== RECORDED DATA

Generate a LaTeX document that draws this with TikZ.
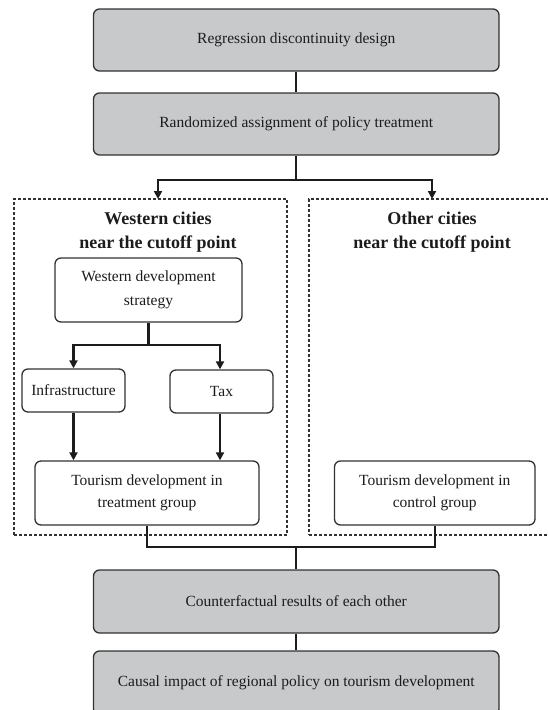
\documentclass[tikz,border=0pt]{standalone}
\usepackage{fontspec}
\setmainfont{Liberation Serif}
\usetikzlibrary{arrows.meta}
\definecolor{boxgray}{RGB}{200,201,203}
\definecolor{edgecol}{RGB}{50,50,50}
\definecolor{txt}{RGB}{28,28,28}
\begin{document}
\begin{tikzpicture}[x=1pt,y=-1pt,
  base/.style={draw=edgecol, line width=1.3pt, rounded corners=6pt, inner sep=0pt, align=center, text=txt, font=\fontsize{15.5}{24}\selectfont},
  graybox/.style={base, fill=boxgray, minimum width=405.5pt, minimum height=62pt},
  whitebox/.style={base, fill=white},
  group/.style={draw=edgecol, line width=1.2pt, dash pattern=on 3pt off 2pt, inner sep=0pt},
  conn/.style={draw=txt, line width=2.1pt},
  arr/.style={conn, -{Triangle[length=8pt,width=8pt]}},
  title/.style={font=\fontsize{18}{24}\selectfont\bfseries, text=txt, align=center, inner sep=0pt}
]
\useasboundingbox (0,0) rectangle (548,710);
\clip (0,0) rectangle (548,710);

% group frames
\node[group, minimum width=273pt, minimum height=336pt] (L) at (150.5,367) {};
\node[group, minimum width=247pt, minimum height=336pt] (R) at (432.5,367) {};

% titles
\node[title] (Lt) at (158,232) {Western cities\\near the cutoff point};
\node[title] (Rt) at (432,232) {Other cities\\near the cutoff point};

% gray boxes
\node[graybox] (b1) at (296.25,40) {Regression discontinuity design};
\node[graybox] (b2) at (296.25,124) {Randomized assignment of policy treatment};
\node[graybox, minimum height=63pt] (cf) at (296.25,601.5) {Counterfactual results of each other};
\node[graybox, minimum height=64pt] (ci) at (296.25,683) {Causal impact of regional policy on tourism development};

% white boxes
\node[whitebox, minimum width=187pt, minimum height=64pt] (wd) at (148.5,290) {Western development\\strategy};
\node[whitebox, minimum width=103pt, minimum height=43pt] (inf) at (73.5,390.5) {Infrastructure};
\node[whitebox, minimum width=103pt, minimum height=43pt] (tax) at (221.5,391.5) {Tax};
\node[whitebox, minimum width=224pt, minimum height=64pt, font=\fontsize{15.5}{22}\selectfont] (tt) at (147,493) {Tourism development in\\treatment group};
\node[whitebox, minimum width=200.5pt, minimum height=64pt, font=\fontsize{15.5}{22}\selectfont] (tc) at (434.75,493) {Tourism development in\\control group};

% connector junctions
\coordinate (j1) at (296.25,180);
\coordinate (Ltop) at (158,199);
\coordinate (Rtop) at (432,199);
\coordinate (j2) at (148.5,345);
\coordinate (j3) at (296.25,547);

\draw[conn] (b1.south) -- (b2.north);
\draw[conn] (b2.south) -- (j1);
\draw[arr] (j1) -| (Ltop);
\draw[arr] (j1) -| (Rtop);

\draw[conn] (wd.south) -- (j2);
\draw[arr] (j2) -| (inf.north);
\draw[arr] (j2) -| ([xshift=-1.5pt]tax.north);

\draw[arr] (inf.south) -- (inf.south |- tt.north);
\draw[arr] ([xshift=-1.5pt]tax.south) -- ([xshift=-1.5pt]tax.south |- tt.north);

\draw[conn] (tt.south) |- (j3);
\draw[conn] (tc.south) |- (j3);
\draw[conn] (j3) -- (cf.north);
\draw[conn] (cf.south) -- (ci.north);
\end{tikzpicture}
\end{document}
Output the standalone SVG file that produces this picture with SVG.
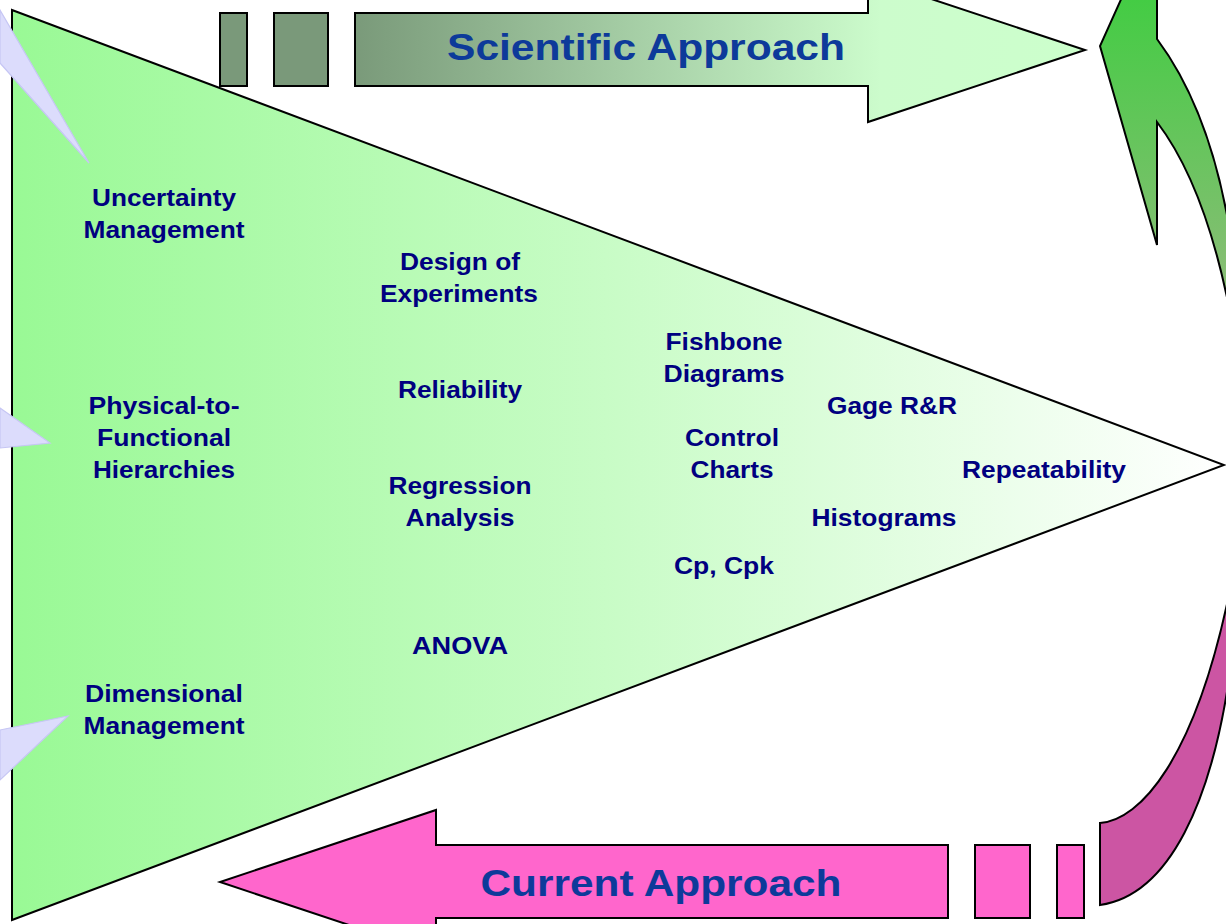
<svg xmlns="http://www.w3.org/2000/svg" width="1226" height="924" viewBox="0 0 1226 924">
  <defs>
    <linearGradient id="triGrad" gradientUnits="userSpaceOnUse" x1="12" y1="0" x2="1224" y2="0">
      <stop offset="0" stop-color="#99f995"/>
      <stop offset="0.5" stop-color="#c9fcc7"/>
      <stop offset="1" stop-color="#ffffff"/>
    </linearGradient>
    <linearGradient id="sciGrad" gradientUnits="userSpaceOnUse" x1="355" y1="0" x2="1085" y2="0">
      <stop offset="0" stop-color="#7a9a7a"/>
      <stop offset="0.72" stop-color="#ccfccc"/>
      <stop offset="1" stop-color="#ccffcc"/>
    </linearGradient>
    <linearGradient id="greenCurve" gradientUnits="userSpaceOnUse" x1="0" y1="0" x2="0" y2="310">
      <stop offset="0" stop-color="#44cc44"/>
      <stop offset="1" stop-color="#8fbc7a"/>
    </linearGradient>
    <style>
      .outline { stroke: #000000; stroke-width: 2; stroke-linejoin: miter; }
      .lav { fill: #dcdcfc; stroke: #c6c6f4; stroke-width: 1.2; }
      .lbl { font-family: "Liberation Sans", Arial, sans-serif; font-weight: bold; font-size: 24px; fill: #000080; text-anchor: middle; }
      .title { font-family: "Liberation Sans", Arial, sans-serif; font-weight: bold; font-size: 37px; fill: #0d3a9a; text-anchor: middle; }
    </style>
  </defs>

  <rect x="0" y="0" width="1226" height="924" fill="#ffffff"/>

  <g id="connectors">
    <g id="scientific-arrow">
      <rect x="220" y="13" width="27" height="73" fill="#7a997a" class="outline"/>
      <rect x="274" y="13" width="54" height="73" fill="#7a997a" class="outline"/>
      <polygon points="355,13 868,13 868,-22 1085,50 868,122 868,86 355,86" fill="url(#sciGrad)" class="outline"/>
    </g>
    <g id="current-arrow">
      <rect x="975" y="845" width="55" height="73" fill="#ff66cc" class="outline"/>
      <rect x="1057" y="845" width="27" height="73" fill="#ff66cc" class="outline"/>
      <polygon points="948,845 436,845 436,810 220,882 436,954 436,918 948,918" fill="#ff66cc" class="outline"/>
    </g>
    <path id="green-curved-arrow" d="M1123,-5 L1100,46 L1157,245 L1157,122 Q1205,185 1230,312 L1230,232 Q1210,110 1157,39 L1157,-5 Z" fill="url(#greenCurve)" class="outline"/>
    <path id="pink-curved-arrow" d="M1100,823 C1140,820 1195,760 1230,590 L1230,672 C1212,800 1170,895 1100,905 Z" fill="#cc55a3" class="outline"/>
  </g>

  <g id="funnel">
    <polygon points="12,10 1224,465 12,920" fill="url(#triGrad)" class="outline"/>
  </g>

  <g id="pointers">
    <polygon class="lav" points="0,10 89,163 0,63"/>
    <polygon class="lav" points="0,408 50,443 0,448"/>
    <polygon class="lav" points="0,730 68,716 0,780"/>
  </g>

  <g id="title-scientific"><text class="title" x="646" y="60" textLength="398" lengthAdjust="spacingAndGlyphs">Scientific Approach</text></g>
  <g id="title-current"><text class="title" x="661" y="896" textLength="361" lengthAdjust="spacingAndGlyphs">Current Approach</text></g>

  <g id="node-uncertainty">
    <text class="lbl" x="164" y="206" textLength="144" lengthAdjust="spacingAndGlyphs">Uncertainty</text>
    <text class="lbl" x="164" y="238" textLength="161" lengthAdjust="spacingAndGlyphs">Management</text>
  </g>
  <g id="node-physical">
    <text class="lbl" x="164" y="414" textLength="151" lengthAdjust="spacingAndGlyphs">Physical-to-</text>
    <text class="lbl" x="164" y="446" textLength="134" lengthAdjust="spacingAndGlyphs">Functional</text>
    <text class="lbl" x="164" y="478" textLength="142" lengthAdjust="spacingAndGlyphs">Hierarchies</text>
  </g>
  <g id="node-dimensional">
    <text class="lbl" x="164" y="702" textLength="158" lengthAdjust="spacingAndGlyphs">Dimensional</text>
    <text class="lbl" x="164" y="734" textLength="161" lengthAdjust="spacingAndGlyphs">Management</text>
  </g>
  <g id="node-doe">
    <text class="lbl" x="460" y="270" textLength="120" lengthAdjust="spacingAndGlyphs">Design of</text>
    <text class="lbl" x="459" y="302" textLength="158" lengthAdjust="spacingAndGlyphs">Experiments</text>
  </g>
  <g id="node-reliability">
    <text class="lbl" x="460" y="398" textLength="124" lengthAdjust="spacingAndGlyphs">Reliability</text>
  </g>
  <g id="node-regression">
    <text class="lbl" x="460" y="494" textLength="143" lengthAdjust="spacingAndGlyphs">Regression</text>
    <text class="lbl" x="460" y="526" textLength="109" lengthAdjust="spacingAndGlyphs">Analysis</text>
  </g>
  <g id="node-anova">
    <text class="lbl" x="460" y="654" textLength="96" lengthAdjust="spacingAndGlyphs">ANOVA</text>
  </g>
  <g id="node-fishbone">
    <text class="lbl" x="724" y="350" textLength="117" lengthAdjust="spacingAndGlyphs">Fishbone</text>
    <text class="lbl" x="724" y="382" textLength="121" lengthAdjust="spacingAndGlyphs">Diagrams</text>
  </g>
  <g id="node-control">
    <text class="lbl" x="732" y="446" textLength="94" lengthAdjust="spacingAndGlyphs">Control</text>
    <text class="lbl" x="732" y="478" textLength="83" lengthAdjust="spacingAndGlyphs">Charts</text>
  </g>
  <g id="node-cpk">
    <text class="lbl" x="724" y="574" textLength="100" lengthAdjust="spacingAndGlyphs">Cp, Cpk</text>
  </g>
  <g id="node-gage">
    <text class="lbl" x="892" y="414" textLength="130" lengthAdjust="spacingAndGlyphs">Gage R&amp;R</text>
  </g>
  <g id="node-repeatability">
    <text class="lbl" x="1044" y="478" textLength="164" lengthAdjust="spacingAndGlyphs">Repeatability</text>
  </g>
  <g id="node-histograms">
    <text class="lbl" x="884" y="526" textLength="145" lengthAdjust="spacingAndGlyphs">Histograms</text>
  </g>
</svg>
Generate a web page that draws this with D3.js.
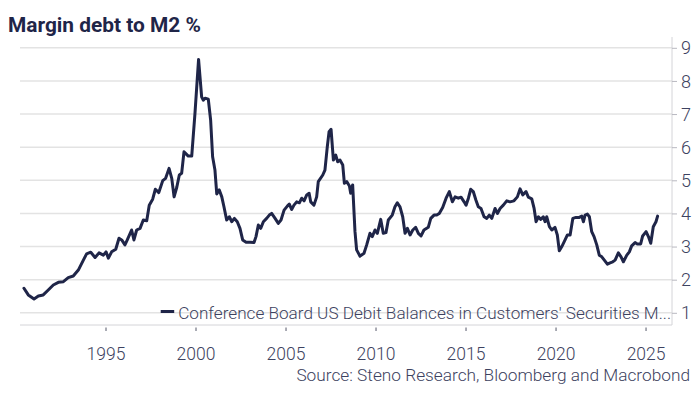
<!DOCTYPE html>
<html lang="en">
<head>
    <meta charset="UTF-8">
    <title>Margin debt to M2 %</title>
    <script src="https://cdn.jsdelivr.net/npm/d3@7"></script>
    <style>
        body{
            margin: 0;
            background: #ffffff;
        }
        text{
            font-family: Roboto, "Noto Sans", sans-serif;
        }
        .grid line{
            stroke: #e3e3e3;
            stroke-width: 1.5;
        }
        .tick text{
            fill: #3d4260;
            font-weight: 300;
        }
    </style>
</head>
<body>

<svg id="chart" width="700" height="400"></svg>

<script>
    // decimal year of each reading
    let years = [
        1990.47, 1990.71, 1991.03, 1991.27, 1991.54, 1991.82, 1992.10, 1992.38, 1992.66, 1992.93,
        1993.21, 1993.49, 1993.77, 1993.95, 1994.18, 1994.42, 1994.64, 1994.88, 1995.03, 1995.16,
        1995.34, 1995.57, 1995.75, 1995.90, 1996.08, 1996.21, 1996.45, 1996.58, 1996.73, 1996.92,
        1997.10, 1997.29, 1997.43, 1997.62, 1997.77, 1997.96, 1998.18, 1998.34, 1998.53, 1998.68,
        1998.81, 1998.96, 1999.10, 1999.23, 1999.36, 1999.60, 1999.79, 1999.97, 2000.17, 2000.34,
        2000.43, 2000.53, 2000.71, 2000.84, 2000.95, 2001.08, 2001.18, 2001.32, 2001.46, 2001.58,
        2001.73, 2001.88, 2002.01, 2002.16, 2002.32, 2002.47, 2002.62, 2002.81, 2003.03, 2003.25,
        2003.36, 2003.49, 2003.62, 2003.77, 2003.95, 2004.10, 2004.23, 2004.42, 2004.60, 2004.75,
        2004.92, 2005.10, 2005.21, 2005.34, 2005.47, 2005.62, 2005.77, 2005.90, 2006.03, 2006.18,
        2006.31, 2006.40, 2006.58, 2006.73, 2006.82, 2007.07, 2007.19, 2007.32, 2007.42, 2007.53,
        2007.66, 2007.79, 2007.90, 2008.03, 2008.18, 2008.27, 2008.40, 2008.55, 2008.62, 2008.73,
        2008.86, 2008.95, 2009.14, 2009.36, 2009.51, 2009.69, 2009.82, 2009.97, 2010.10, 2010.29,
        2010.43, 2010.58, 2010.71, 2010.93, 2011.08, 2011.21, 2011.36, 2011.51, 2011.64, 2011.77,
        2011.92, 2012.07, 2012.23, 2012.38, 2012.53, 2012.69, 2012.93, 2013.07, 2013.25, 2013.40,
        2013.54, 2013.73, 2013.92, 2014.10, 2014.27, 2014.42, 2014.60, 2014.75, 2014.92, 2015.03,
        2015.16, 2015.29, 2015.43, 2015.58, 2015.71, 2015.86, 2016.03, 2016.18, 2016.32, 2016.46,
        2016.64, 2016.77, 2016.92, 2017.10, 2017.29, 2017.47, 2017.69, 2017.88, 2018.03, 2018.18,
        2018.36, 2018.49, 2018.68, 2018.81, 2018.92, 2019.05, 2019.18, 2019.32, 2019.42, 2019.51,
        2019.66, 2019.79, 2019.97, 2020.10, 2020.21, 2020.35, 2020.53, 2020.66, 2020.81, 2020.96,
        2021.14, 2021.32, 2021.46, 2021.55, 2021.64, 2021.77, 2021.88, 2022.01, 2022.14, 2022.29,
        2022.43, 2022.57, 2022.71, 2022.88, 2023.03, 2023.18, 2023.31, 2023.49, 2023.64, 2023.77,
        2023.96, 2024.10, 2024.23, 2024.42, 2024.54, 2024.73, 2024.84, 2025.03, 2025.16, 2025.29,
        2025.43, 2025.58, 2025.67
    ];
    // margin debt as % of M2
    let values = [
        1.74, 1.54, 1.42, 1.51, 1.54, 1.69, 1.84, 1.92, 1.94, 2.06,
        2.11, 2.29, 2.59, 2.78, 2.83, 2.67, 2.81, 2.74, 2.84, 2.65,
        2.84, 2.92, 3.25, 3.20, 3.05, 3.20, 3.50, 3.20, 3.50, 3.55,
        3.80, 3.78, 4.25, 4.43, 4.73, 4.63, 4.99, 5.06, 5.36, 5.06,
        4.50, 4.79, 5.16, 5.21, 5.86, 5.73, 5.73, 7.02, 8.65, 7.52,
        7.42, 7.48, 7.45, 6.82, 5.71, 5.31, 4.59, 4.71, 4.50, 4.20,
        3.80, 3.90, 3.75, 3.85, 3.75, 3.55, 3.20, 3.13, 3.13, 3.12,
        3.30, 3.65, 3.55, 3.75, 3.85, 3.95, 4.00, 3.85, 3.70, 3.80,
        4.10, 4.22, 4.28, 4.12, 4.25, 4.35, 4.32, 4.46, 4.38, 4.56,
        4.61, 4.35, 4.25, 4.50, 4.96, 5.16, 5.31, 6.01, 6.47, 6.54,
        5.61, 5.76, 5.56, 5.61, 5.46, 4.91, 4.96, 4.83, 4.61, 4.86,
        3.45, 2.90, 2.71, 2.80, 3.05, 3.40, 3.30, 3.50, 3.40, 3.82,
        3.40, 3.42, 3.80, 3.95, 4.20, 4.32, 4.20, 3.90, 3.40, 3.55,
        3.35, 3.50, 3.58, 3.40, 3.32, 3.50, 3.58, 3.85, 3.95, 3.95,
        4.00, 4.18, 4.46, 4.66, 4.35, 4.50, 4.46, 4.49, 4.35, 4.25,
        4.46, 4.73, 4.66, 4.40, 4.20, 4.15, 3.90, 3.85, 3.95, 3.85,
        4.15, 4.00, 4.15, 4.25, 4.38, 4.35, 4.38, 4.50, 4.74, 4.56,
        4.66, 4.49, 4.44, 4.15, 3.75, 3.90, 3.82, 3.90, 3.75, 3.90,
        3.60, 3.50, 3.58, 3.35, 2.87, 3.00, 3.20, 3.35, 3.35, 3.85,
        3.88, 3.88, 3.92, 3.75, 3.95, 3.98, 3.90, 3.45, 3.30, 3.05,
        2.74, 2.69, 2.59, 2.47, 2.51, 2.54, 2.59, 2.81, 2.69, 2.54,
        2.74, 2.84, 3.02, 3.12, 3.08, 3.08, 3.32, 3.45, 3.30, 3.10,
        3.60, 3.75, 3.92
    ];
    let xTicks = [1995, 2000, 2005, 2010, 2015, 2020, 2025];
    let yTicks = [1, 2, 3, 4, 5, 6, 7, 8, 9];

    let titleText = "Margin debt to M2 %";
    let seriesName = "Conference Board US Debit Balances in Customers' Securities M...";
    let sourceText = "Source: Steno Research, Bloomberg and Macrobond";

    const navy = "#1f2548";
    const plotLeft = 20, plotRight = 672, plotTop = 37, plotBottom = 325;

    let svg = d3.select("#chart");

    let x = d3.scaleLinear().domain([1990.25, 2026.47]).range([plotLeft, plotRight]);
    let y = d3.scaleLinear().domain([0.632, 9.326]).range([plotBottom, plotTop]);

    // shrink or grow a text's font so it spans the given width
    function fitWidth(sel, width) {
        let fs = parseFloat(sel.attr("font-size"));
        let w = sel.node().getComputedTextLength();
        sel.attr("font-size", (fs * width / w).toFixed(2));
    }

    // horizontal gridlines
    svg.append("g")
        .attr("class", "grid")
        .selectAll("line")
        .data(yTicks)
        .join("line")
        .attr("x1", plotLeft)
        .attr("x2", plotRight)
        .attr("y1", d => y(d))
        .attr("y2", d => y(d));

    // right axis
    let yAxis = svg.append("g")
        .attr("transform", "translate(" + plotRight + ",0)")
        .call(d3.axisRight(y).tickValues(yTicks).tickSize(5).tickPadding(4).tickFormat(d3.format("d")));
    yAxis.select(".domain").attr("d", "M0," + plotTop + "V" + plotBottom).attr("stroke", "#d4d4d8");
    yAxis.selectAll(".tick line").attr("stroke", "#b8b8c0");
    yAxis.selectAll(".tick text").attr("font-size", 18).attr("dy", "0.34em");

    // bottom axis
    let xAxis = svg.append("g")
        .attr("transform", "translate(0," + plotBottom + ")")
        .call(d3.axisBottom(x).tickValues(xTicks).tickSize(0).tickPadding(0).tickFormat(d3.format("d")));
    xAxis.select(".domain").attr("d", "M" + plotLeft + ",0H" + plotRight).attr("stroke", "#d4d4d8");
    xAxis.selectAll(".tick line")
        .attr("y1", 2.5)
        .attr("y2", 6)
        .attr("stroke", "#55586a");
    xAxis.selectAll(".tick text")
        .attr("font-size", 17.5)
        .attr("y", 35)
        .attr("dy", 0);

    // the series
    let pts = d3.zip(years, values);
    svg.append("path")
        .datum(pts)
        .attr("fill", "none")
        .attr("stroke", navy)
        .attr("stroke-width", 3)
        .attr("stroke-linejoin", "round")
        .attr("stroke-linecap", "round")
        .attr("d", d3.line().x(d => x(d[0])).y(d => y(d[1])));

    // legend, right aligned to the plot edge
    let legText = svg.append("text")
        .attr("x", 671)
        .attr("y", 319)
        .attr("text-anchor", "end")
        .attr("font-size", 18)
        .attr("font-weight", 300)
        .attr("fill", "#3d4260")
        .text(seriesName);
    fitWidth(legText, 493);
    let legStart = legText.node().getBBox().x;
    svg.append("line")
        .attr("x1", legStart - 17.5)
        .attr("x2", legStart - 4)
        .attr("y1", 311.5)
        .attr("y2", 311.5)
        .attr("stroke", navy)
        .attr("stroke-width", 3);

    // title
    let title = svg.append("text")
        .attr("x", 8)
        .attr("y", 31.5)
        .attr("font-size", 21)
        .attr("font-weight", 700)
        .attr("fill", navy)
        .text(titleText);
    fitWidth(title, 193);

    // source note
    let source = svg.append("text")
        .attr("x", 690)
        .attr("y", 381)
        .attr("text-anchor", "end")
        .attr("font-size", 17)
        .attr("font-weight", 300)
        .attr("fill", "#3d4260")
        .text(sourceText);
    fitWidth(source, 394);
</script>

</body>
</html>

====

## CHALLENGE
Check each line of the data above for the word "Generate" and say how many lines contain it, giving nothing besides the number.

## FINISHED EXERCISE
2